客観視と往生

客観視と往生

「(その相談にきた人は)相手のご主人がわかってくれないんだって怒っているのね。そういうことじゃなくて、みんなそれぞれに欠点はある、その欠点は、ただデタラメにあるわけじゃない、その欠点をよくよく自分のものとして、その欠点に往生してしまったときに、何かそこに開けるものがあるんだっていう考えなのね。」

和田重正 著『人生科』より。

和田重正さんは、私の先生の師匠である内山興正老師と同じ時代に活動され、そして当時主に宗教書を出版していた「柏樹社」から共に自著を出版している。その意味で私にとってもなんとなく近い方です。
和田さんは27歳の時に、自身が言うところの「往生」されました。
亡くなったのは86歳なので、この往生というのは死んだということではない。

往生という言葉には二つの意味があって、

① この世を去って,他の世界に生まれ変わること。
② 死ぬこと。

27歳の時、和田さんに起こったことは、①の意味での往生です。
それで、相談に来た相手にも、人の欠点に苦しむんじゃなくて、欠点を自分のものとして、その自分は死に、新しく生まれなさいと、和田さん自身に起こったことを勧めているわけです。

これ、マインドフルネスのキモです。
マインドフルネスを客観視だと思っているなら大きな間違いで、実は一旦死ぬ(往生)こと。

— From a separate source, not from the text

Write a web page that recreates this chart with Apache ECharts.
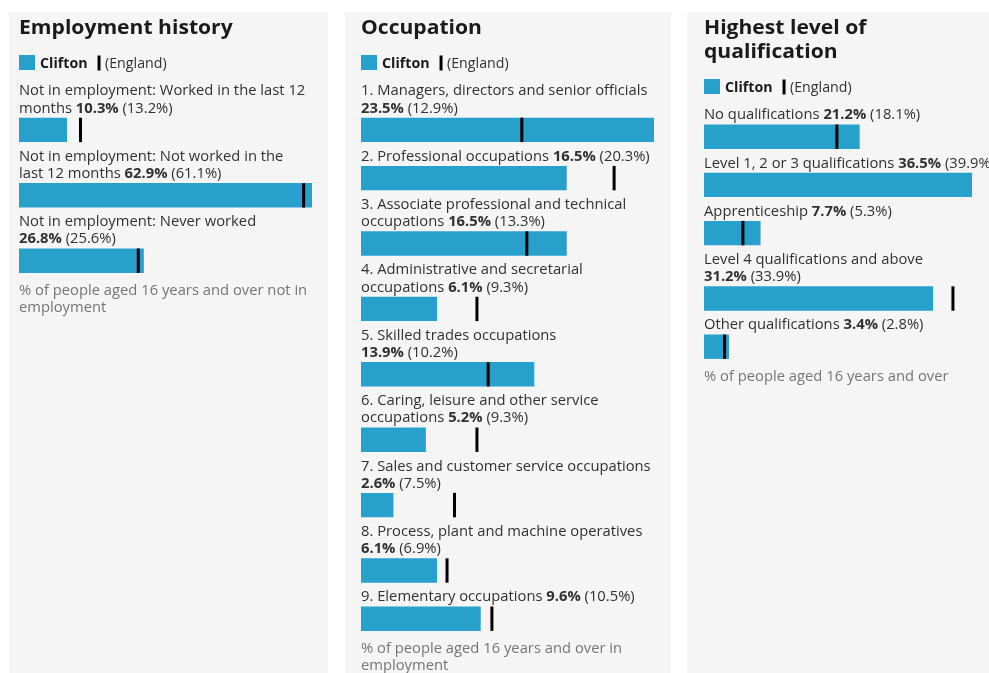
<!DOCTYPE html>
<html>
<head>
<meta charset="utf-8">
<script src="https://cdn.jsdelivr.net/npm/echarts@6/dist/echarts.min.js"></script>
<style>
html,body{margin:0;padding:0;background:#ffffff;}
#c{width:989px;height:673px;}
</style>
</head>
<body>
<div id="c"></div>
<script>
// ---------------- DATA ----------------
const areaName = 'Clifton';
const compName = 'England';

const panelTitles = ['Employment history', 'Occupation', 'Highest level of qualification'];
const panelFooters = [
  '% of people aged 16 years and over not in employment',
  '% of people aged 16 years and over in employment',
  '% of people aged 16 years and over'
];

const empCategories = [
  'Not in employment: Worked in the last 12 months',
  'Not in employment: Not worked in the last 12 months',
  'Not in employment: Never worked'
];
const empClifton = [10.3, 62.9, 26.8];
const empEngland = [13.2, 61.1, 25.6];

const occCategories = [
  '1. Managers, directors and senior officials',
  '2. Professional occupations',
  '3. Associate professional and technical occupations',
  '4. Administrative and secretarial occupations',
  '5. Skilled trades occupations',
  '6. Caring, leisure and other service occupations',
  '7. Sales and customer service occupations',
  '8. Process, plant and machine operatives',
  '9. Elementary occupations'
];
const occClifton = [23.5, 16.5, 16.5, 6.1, 13.9, 5.2, 2.6, 6.1, 9.6];
const occEngland = [12.9, 20.3, 13.3, 9.3, 10.2, 9.3, 7.5, 6.9, 10.5];

const qualCategories = [
  'No qualifications',
  'Level 1, 2 or 3 qualifications',
  'Apprenticeship',
  'Level 4 qualifications and above',
  'Other qualifications'
];
const qualClifton = [21.2, 36.5, 7.7, 31.2, 3.4];
const qualEngland = [18.1, 39.9, 5.3, 33.9, 2.8];

// ---------------- STYLE / LAYOUT ----------------
const FONT = '"Open Sans", "DejaVu Sans", sans-serif';
const BAR_COLOR = '#27a0cc';
const PANEL_BG = '#f5f5f5';
const TEXT_COLOR = '#323132';
const TITLE_COLOR = '#1a1a1a';
const FOOT_COLOR = '#757575';

const TEXT_SX = 1.055;     // horizontal text stretch to match reference rendering
const LEGEND_SX = 1.015;
const TEXT_DY = 1.5;
const CONTENT_W = 293;
const LINE_H = 17.2;
const BAR_H = 24.4;
const GAP_BAR = 10.5;    // last label line centre -> bar top
const GAP_LABEL = 13.3;  // bar bottom -> next label centre
const GAP_FOOT = 16.5;

const panelsLayout = [
  { x0: 19,  bgX: 9,   bgW: 319, wrapW: 291 },
  { x0: 361, bgX: 345, bgW: 326, wrapW: 291 },
  { x0: 704, bgX: 687, bgW: 340, wrapW: 299 }
];
const panelData = [
  { cats: empCategories, vals: empClifton, eng: empEngland },
  { cats: occCategories, vals: occClifton, eng: occEngland },
  { cats: qualCategories, vals: qualClifton, eng: qualEngland }
];

// ---------------- TEXT MEASURE / WRAP ----------------
const ctx = document.createElement('canvas').getContext('2d');
function tw(text, bold, size) {
  ctx.font = (bold ? 'bold ' : '') + size + 'px ' + FONT;
  return ctx.measureText(text).width;
}
function wrapTokens(tokens, maxW, size, sx) {
  const lines = [];
  let cur = [], w = 0;
  tokens.forEach(tok => {
    const sp = tw(' ', tok.segs[0].b, size) * sx;
    const tokW = tok.segs.reduce((s, g) => s + tw(g.t, g.b, size), 0) * sx;
    if (cur.length && w + sp + tokW > maxW) { lines.push(cur); cur = []; w = 0; }
    if (cur.length) { cur.push({ t: ' ', b: tok.segs[0].b }); w += sp; }
    tok.segs.forEach(g => cur.push({ t: g.t, b: g.b }));
    w += tokW;
  });
  if (cur.length) lines.push(cur);
  return lines;
}
function wordsOf(text, bold) {
  return text.split(' ').map(w => ({ segs: [{ t: w, b: bold }] }));
}
function toRich(line) {
  const merged = [];
  line.forEach(s => {
    const last = merged[merged.length - 1];
    if (last && last.b === s.b) last.t += s.t; else merged.push({ t: s.t, b: s.b });
  });
  return merged.map(s => '{' + (s.b ? 'b' : 'r') + '|' + s.t + '}').join('');
}
const pct = v => v.toFixed(1) + '%';

// ---------------- BUILD ----------------
const graphics = [];
const grids = [], xAxes = [], yAxes = [], series = [];

function addText(x, y, rich, size, color, sx) {
  graphics.push({
    type: 'text', x: x, y: y + TEXT_DY, z: 10, silent: true,
    scaleX: sx, scaleY: 1,
    style: {
      text: rich,
      verticalAlign: 'middle', align: 'left',
      rich: {
        r: { fontFamily: FONT, fontSize: size, fontWeight: 'normal', fill: color, color: color },
        b: { fontFamily: FONT, fontSize: size, fontWeight: 'bold', fill: color, color: color }
      }
    }
  });
}

panelsLayout.forEach((pl, pi) => {
  const pd = panelData[pi];
  const x0 = pl.x0;
  // background
  graphics.push({ type: 'rect', z: 0, silent: true,
    shape: { x: pl.bgX, y: 12, width: pl.bgW, height: 700 },
    style: { fill: PANEL_BG } });

  // title
  const tLines = wrapTokens(wordsOf(panelTitles[pi], true), pl.wrapW, 20, TEXT_SX);
  tLines.forEach((ln, i) => addText(x0, 27 + i * 24, toRich(ln), 20, TITLE_COLOR, TEXT_SX));
  const extra = (tLines.length - 1) * 24;

  // legend
  const lc = 62.5 + extra;
  graphics.push({ type: 'rect', z: 10, silent: true,
    shape: { x: x0, y: lc - 7.5, width: 16, height: 15 }, style: { fill: BAR_COLOR } });
  addText(x0 + 21, lc, '{b|' + areaName + '}', 14, TITLE_COLOR, LEGEND_SX);
  const mx = x0 + 21 + tw(areaName, true, 14) * LEGEND_SX + 10;
  graphics.push({ type: 'rect', z: 10, silent: true,
    shape: { x: mx, y: lc - 7, width: 3, height: 15 }, style: { fill: '#000000' } });
  addText(mx + 7.5, lc, '{r|(' + compName + ')}', 14, TEXT_COLOR, LEGEND_SX);

  // scale: common maximum of both series in the panel
  const scaleMax = Math.max(Math.max.apply(null, pd.vals), Math.max.apply(null, pd.eng));

  let labelC = 90 + extra;
  let barBottom = 0;
  pd.cats.forEach((cat, ri) => {
    const tokens = wordsOf(cat, false);
    tokens.push({ segs: [{ t: pct(pd.vals[ri]), b: true }, { t: ' (' + pct(pd.eng[ri]) + ')', b: false }] });
    const lines = wrapTokens(tokens, pl.wrapW, 14, TEXT_SX);
    lines.forEach((ln, li) => addText(x0, labelC + li * LINE_H, toRich(ln), 14, TEXT_COLOR, TEXT_SX));
    const barTop = labelC + (lines.length - 1) * LINE_H + GAP_BAR;
    const gi = grids.length;
    grids.push({ left: x0, top: barTop, width: CONTENT_W, height: BAR_H,
                 containLabel: false, outerBoundsMode: 'none' });
    xAxes.push({ type: 'value', gridIndex: gi, min: 0, max: scaleMax, show: false });
    yAxes.push({ type: 'category', gridIndex: gi, data: [cat], show: false });
    series.push({
      type: 'bar', name: areaName, xAxisIndex: gi, yAxisIndex: gi,
      data: [pd.vals[ri]], barWidth: '100%', itemStyle: { color: BAR_COLOR },
      silent: true, z: 2
    });
    series.push({
      type: 'scatter', name: compName, xAxisIndex: gi, yAxisIndex: gi,
      data: [[pd.eng[ri], 0]], symbol: 'rect', symbolSize: [3, BAR_H],
      itemStyle: { color: '#000000', opacity: 1 }, silent: true, z: 3
    });
    barBottom = barTop + BAR_H;
    labelC = barBottom + GAP_LABEL;
  });

  // footer
  const fLines = wrapTokens(wordsOf(panelFooters[pi], false), pl.wrapW, 14, TEXT_SX);
  fLines.forEach((ln, i) => addText(x0, barBottom + GAP_FOOT + i * LINE_H, toRich(ln), 14, FOOT_COLOR, TEXT_SX));
});

const chart = echarts.init(document.getElementById('c'), null, { renderer: 'canvas' });
chart.setOption({
  animation: false,
  backgroundColor: '#ffffff',
  graphic: { elements: graphics },
  grid: grids,
  xAxis: xAxes,
  yAxis: yAxes,
  series: series
});
</script>
</body>
</html>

つい怒ってしまうのが嫌だと、なんとか怒らないようにしようとする。不安で仕方がないと、なんとか安心しようとする。ということを人はしがちなんですが、これをやっても何も変わらないでしょう。自分の怒りや不安をいっくら「客観視」しても、何も起こらない。どころか、「怒らないようにしよう」と、「安心しよう」とすればするほど、怒りや不安は増していく。心は複雑骨折した状態になってゆく。

そうじゃなくて、和田さんの言うように、怒ってしまう、不安になってしまう自分はもう諦めて放っておく、あるいはその自分であることを辞めるんですね、死んじゃうわけです。
そうすると、多かれ少なかれ、何かしら「そこに開ける」もの、それがマインドフルネスです。